On March 4, 2018, Hervé Jaubert and a Finnish woman, Tiina Jauhiainen, attempted to allegedly help Dubai Princess Latifa escape from Dubai. They were intercepted by Indian and Emirati special forces and were taken from a yacht off the coast of Goa, India. Two weeks later he was released, along with Jauhiainen and the three Filipino crew.
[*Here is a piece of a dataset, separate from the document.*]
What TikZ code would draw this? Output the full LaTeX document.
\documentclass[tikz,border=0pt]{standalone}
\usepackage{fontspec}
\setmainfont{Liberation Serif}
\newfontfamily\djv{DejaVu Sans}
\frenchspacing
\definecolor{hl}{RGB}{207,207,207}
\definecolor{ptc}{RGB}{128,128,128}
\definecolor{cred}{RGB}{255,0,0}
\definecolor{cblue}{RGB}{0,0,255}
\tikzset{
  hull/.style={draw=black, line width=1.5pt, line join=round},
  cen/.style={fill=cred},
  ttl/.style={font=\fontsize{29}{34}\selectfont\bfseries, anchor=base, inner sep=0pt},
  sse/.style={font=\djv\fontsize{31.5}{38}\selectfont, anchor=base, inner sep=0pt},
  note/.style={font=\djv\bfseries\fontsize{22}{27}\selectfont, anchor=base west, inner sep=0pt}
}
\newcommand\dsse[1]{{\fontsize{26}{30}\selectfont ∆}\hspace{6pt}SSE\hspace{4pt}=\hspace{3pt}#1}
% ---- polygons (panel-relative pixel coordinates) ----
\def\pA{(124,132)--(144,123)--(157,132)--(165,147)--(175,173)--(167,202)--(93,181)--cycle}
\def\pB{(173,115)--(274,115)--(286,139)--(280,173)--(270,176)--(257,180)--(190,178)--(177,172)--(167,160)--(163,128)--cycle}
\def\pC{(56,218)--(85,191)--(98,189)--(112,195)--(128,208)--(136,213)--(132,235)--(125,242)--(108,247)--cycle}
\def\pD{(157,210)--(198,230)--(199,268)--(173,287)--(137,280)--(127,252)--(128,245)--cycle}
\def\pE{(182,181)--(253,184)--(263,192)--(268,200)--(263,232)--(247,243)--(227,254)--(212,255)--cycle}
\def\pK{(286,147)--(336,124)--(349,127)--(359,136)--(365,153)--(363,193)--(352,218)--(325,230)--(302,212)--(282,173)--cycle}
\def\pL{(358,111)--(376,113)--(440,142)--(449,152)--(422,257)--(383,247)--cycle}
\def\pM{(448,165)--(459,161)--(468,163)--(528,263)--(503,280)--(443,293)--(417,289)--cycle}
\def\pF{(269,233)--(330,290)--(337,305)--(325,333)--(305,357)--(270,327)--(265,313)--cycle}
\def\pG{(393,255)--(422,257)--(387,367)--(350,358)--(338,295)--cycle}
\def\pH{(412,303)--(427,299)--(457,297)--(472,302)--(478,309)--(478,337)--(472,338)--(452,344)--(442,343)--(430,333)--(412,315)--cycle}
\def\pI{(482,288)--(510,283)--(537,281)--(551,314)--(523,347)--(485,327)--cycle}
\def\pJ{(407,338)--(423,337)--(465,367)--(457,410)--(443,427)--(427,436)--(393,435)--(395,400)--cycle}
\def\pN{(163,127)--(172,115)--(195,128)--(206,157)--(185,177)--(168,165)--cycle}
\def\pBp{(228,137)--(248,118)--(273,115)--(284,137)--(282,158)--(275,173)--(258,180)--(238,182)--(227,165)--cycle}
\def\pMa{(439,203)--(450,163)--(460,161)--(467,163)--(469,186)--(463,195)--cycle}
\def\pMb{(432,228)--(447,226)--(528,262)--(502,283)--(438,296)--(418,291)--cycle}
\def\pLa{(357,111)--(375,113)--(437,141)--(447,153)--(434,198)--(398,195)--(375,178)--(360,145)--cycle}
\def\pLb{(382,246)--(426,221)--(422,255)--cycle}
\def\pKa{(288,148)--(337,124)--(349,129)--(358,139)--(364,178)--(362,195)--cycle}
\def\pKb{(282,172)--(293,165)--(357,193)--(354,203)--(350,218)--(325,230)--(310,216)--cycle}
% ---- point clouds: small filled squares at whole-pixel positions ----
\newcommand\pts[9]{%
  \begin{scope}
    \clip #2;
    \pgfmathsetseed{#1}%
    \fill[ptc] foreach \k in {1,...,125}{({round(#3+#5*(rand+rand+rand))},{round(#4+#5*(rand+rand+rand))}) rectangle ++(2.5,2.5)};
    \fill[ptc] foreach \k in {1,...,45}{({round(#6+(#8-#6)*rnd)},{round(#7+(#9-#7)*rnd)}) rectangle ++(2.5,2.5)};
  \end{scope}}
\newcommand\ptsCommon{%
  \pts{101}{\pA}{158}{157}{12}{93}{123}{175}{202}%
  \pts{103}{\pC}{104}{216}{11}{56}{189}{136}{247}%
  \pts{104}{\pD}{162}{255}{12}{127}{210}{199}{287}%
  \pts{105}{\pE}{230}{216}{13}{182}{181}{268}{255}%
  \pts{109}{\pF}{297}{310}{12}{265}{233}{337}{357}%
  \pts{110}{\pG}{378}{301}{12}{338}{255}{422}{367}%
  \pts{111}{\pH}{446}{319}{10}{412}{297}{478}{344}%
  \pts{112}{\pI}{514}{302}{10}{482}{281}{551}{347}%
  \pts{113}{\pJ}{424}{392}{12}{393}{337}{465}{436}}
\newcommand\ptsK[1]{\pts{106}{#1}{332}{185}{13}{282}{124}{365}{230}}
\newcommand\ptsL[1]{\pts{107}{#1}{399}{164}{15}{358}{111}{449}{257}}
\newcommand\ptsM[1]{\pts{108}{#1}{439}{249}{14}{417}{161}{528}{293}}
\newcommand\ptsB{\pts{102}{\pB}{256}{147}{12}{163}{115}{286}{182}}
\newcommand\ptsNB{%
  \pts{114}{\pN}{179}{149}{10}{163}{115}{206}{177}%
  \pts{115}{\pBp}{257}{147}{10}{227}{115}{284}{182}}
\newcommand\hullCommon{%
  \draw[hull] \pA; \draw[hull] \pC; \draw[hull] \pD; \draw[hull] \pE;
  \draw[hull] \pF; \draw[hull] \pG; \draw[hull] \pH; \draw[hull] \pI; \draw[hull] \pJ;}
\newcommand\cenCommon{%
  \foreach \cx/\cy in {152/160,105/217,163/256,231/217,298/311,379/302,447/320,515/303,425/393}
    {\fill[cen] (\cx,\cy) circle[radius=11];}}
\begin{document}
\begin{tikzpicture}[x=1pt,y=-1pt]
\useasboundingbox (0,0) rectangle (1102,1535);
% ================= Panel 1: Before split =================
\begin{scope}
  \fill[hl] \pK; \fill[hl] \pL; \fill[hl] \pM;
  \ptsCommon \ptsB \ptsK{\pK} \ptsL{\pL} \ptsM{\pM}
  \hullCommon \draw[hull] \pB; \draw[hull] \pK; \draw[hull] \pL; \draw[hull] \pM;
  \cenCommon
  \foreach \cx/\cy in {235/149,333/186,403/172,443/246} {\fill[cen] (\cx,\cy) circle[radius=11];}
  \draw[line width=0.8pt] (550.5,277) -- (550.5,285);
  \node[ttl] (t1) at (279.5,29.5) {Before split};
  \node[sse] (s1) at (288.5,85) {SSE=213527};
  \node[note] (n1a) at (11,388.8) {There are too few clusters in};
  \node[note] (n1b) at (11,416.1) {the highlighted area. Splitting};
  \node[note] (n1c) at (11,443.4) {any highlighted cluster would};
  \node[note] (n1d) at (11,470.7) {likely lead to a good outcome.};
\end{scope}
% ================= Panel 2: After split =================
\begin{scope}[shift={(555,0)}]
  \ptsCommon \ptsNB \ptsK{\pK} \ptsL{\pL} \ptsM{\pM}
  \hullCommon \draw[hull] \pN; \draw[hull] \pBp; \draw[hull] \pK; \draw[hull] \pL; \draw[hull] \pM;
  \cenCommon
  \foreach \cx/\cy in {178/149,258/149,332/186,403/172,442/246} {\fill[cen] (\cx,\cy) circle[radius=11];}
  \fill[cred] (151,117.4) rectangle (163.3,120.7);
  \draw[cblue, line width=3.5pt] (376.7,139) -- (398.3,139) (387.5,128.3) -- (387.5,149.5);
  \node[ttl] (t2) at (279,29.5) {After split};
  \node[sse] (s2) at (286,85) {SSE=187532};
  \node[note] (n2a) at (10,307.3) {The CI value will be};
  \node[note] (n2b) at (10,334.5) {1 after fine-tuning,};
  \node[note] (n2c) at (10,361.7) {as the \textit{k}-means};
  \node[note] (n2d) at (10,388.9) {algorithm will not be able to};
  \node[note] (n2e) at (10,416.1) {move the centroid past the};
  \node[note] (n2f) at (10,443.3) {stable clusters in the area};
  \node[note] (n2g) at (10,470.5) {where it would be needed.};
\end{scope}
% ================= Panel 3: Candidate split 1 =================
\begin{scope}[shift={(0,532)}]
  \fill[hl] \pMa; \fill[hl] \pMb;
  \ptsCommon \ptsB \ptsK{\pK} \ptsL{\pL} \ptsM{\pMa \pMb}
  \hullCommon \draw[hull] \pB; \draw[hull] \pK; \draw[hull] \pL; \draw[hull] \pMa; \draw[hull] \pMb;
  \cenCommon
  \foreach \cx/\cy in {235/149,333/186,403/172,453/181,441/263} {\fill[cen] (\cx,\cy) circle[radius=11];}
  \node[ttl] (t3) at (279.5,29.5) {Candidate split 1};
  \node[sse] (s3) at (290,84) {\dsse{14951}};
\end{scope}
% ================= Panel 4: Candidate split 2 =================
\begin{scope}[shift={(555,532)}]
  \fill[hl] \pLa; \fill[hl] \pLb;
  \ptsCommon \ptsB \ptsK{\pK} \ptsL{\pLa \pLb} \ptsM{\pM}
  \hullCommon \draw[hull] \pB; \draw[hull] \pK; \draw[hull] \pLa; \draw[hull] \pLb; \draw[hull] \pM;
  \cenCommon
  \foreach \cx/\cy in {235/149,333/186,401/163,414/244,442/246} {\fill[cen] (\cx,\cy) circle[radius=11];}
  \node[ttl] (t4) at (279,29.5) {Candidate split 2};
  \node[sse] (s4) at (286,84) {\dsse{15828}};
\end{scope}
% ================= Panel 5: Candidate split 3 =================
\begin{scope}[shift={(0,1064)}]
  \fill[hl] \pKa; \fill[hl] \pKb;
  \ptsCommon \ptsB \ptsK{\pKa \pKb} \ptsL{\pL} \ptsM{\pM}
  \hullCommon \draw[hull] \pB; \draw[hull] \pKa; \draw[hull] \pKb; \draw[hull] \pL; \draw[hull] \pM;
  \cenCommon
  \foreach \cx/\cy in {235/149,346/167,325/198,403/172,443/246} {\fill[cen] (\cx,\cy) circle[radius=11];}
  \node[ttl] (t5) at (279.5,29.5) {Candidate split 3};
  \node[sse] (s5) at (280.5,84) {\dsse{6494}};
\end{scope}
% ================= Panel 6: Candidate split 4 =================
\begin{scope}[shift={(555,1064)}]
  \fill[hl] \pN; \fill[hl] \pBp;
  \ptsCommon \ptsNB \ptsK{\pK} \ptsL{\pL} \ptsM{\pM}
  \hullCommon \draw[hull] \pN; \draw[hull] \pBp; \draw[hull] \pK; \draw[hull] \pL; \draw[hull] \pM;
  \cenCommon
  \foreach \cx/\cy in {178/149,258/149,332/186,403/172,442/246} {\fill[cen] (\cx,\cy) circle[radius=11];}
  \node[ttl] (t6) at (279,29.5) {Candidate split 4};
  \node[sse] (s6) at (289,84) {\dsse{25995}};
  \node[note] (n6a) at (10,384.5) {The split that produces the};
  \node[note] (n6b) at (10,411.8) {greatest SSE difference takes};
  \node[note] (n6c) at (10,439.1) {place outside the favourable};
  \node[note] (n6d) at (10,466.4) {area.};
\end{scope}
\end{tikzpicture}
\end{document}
In December 2018, Helene Jaubert, the American ex-wife of former French Navy officer Hervé Jaubert told American news website The Daily Beast that Hervé Jaubert and Radha Stirling had been in contact with princess Latifa bint Mohammed Al Maktoum for 5 years and invented the whole disappearance scheme together. According to Helene, “The whole plan was for Herve to help her escape and once he got her out the daughter was going to get to the dad and say I want $3 million or else I’ll tell all to the media”. According to Helene, "It was a con. It’s a corrupt scheme gone haywire". According to Stirling, Latifa phoned her from the boat in the middle of the ambush, saying she feared for her life and “was hearing gunshots.” According to Stirling, Latifa made the call via WhatsApp and evidence of the call was provided to authorities in the USA and UK and made available to reporters, although The Daily Beast pointed out that a satellite phone is normally needed to call from their alleged location in the Indian Ocean.

Trials

On 28 June 2009 a court in Dubai tried Jaubert in absentia and found him guilty and sentenced him to 5 years imprisonment. George Dalton, Dubai World's chief counsel, stated in an interview in September 2009 that he was confident that a US Court would return a similar verdict against Jaubert.
On 9 September 2009 Jaubert filed a lawsuit in Martin County Court in Florida against Dubai World, for defamation, fraud, abuse of process by the Dubai police, and false imprisonment.
On 28 February 2011 at Fort Pierce, Florida the court rejected all Dubai World's claims against Herve Jaubert of breach of contract, fraud, embezzlement and theft. The court also found against Jaubert's claim of abuse of process, and Jaubert was not awarded any money damages or other relief.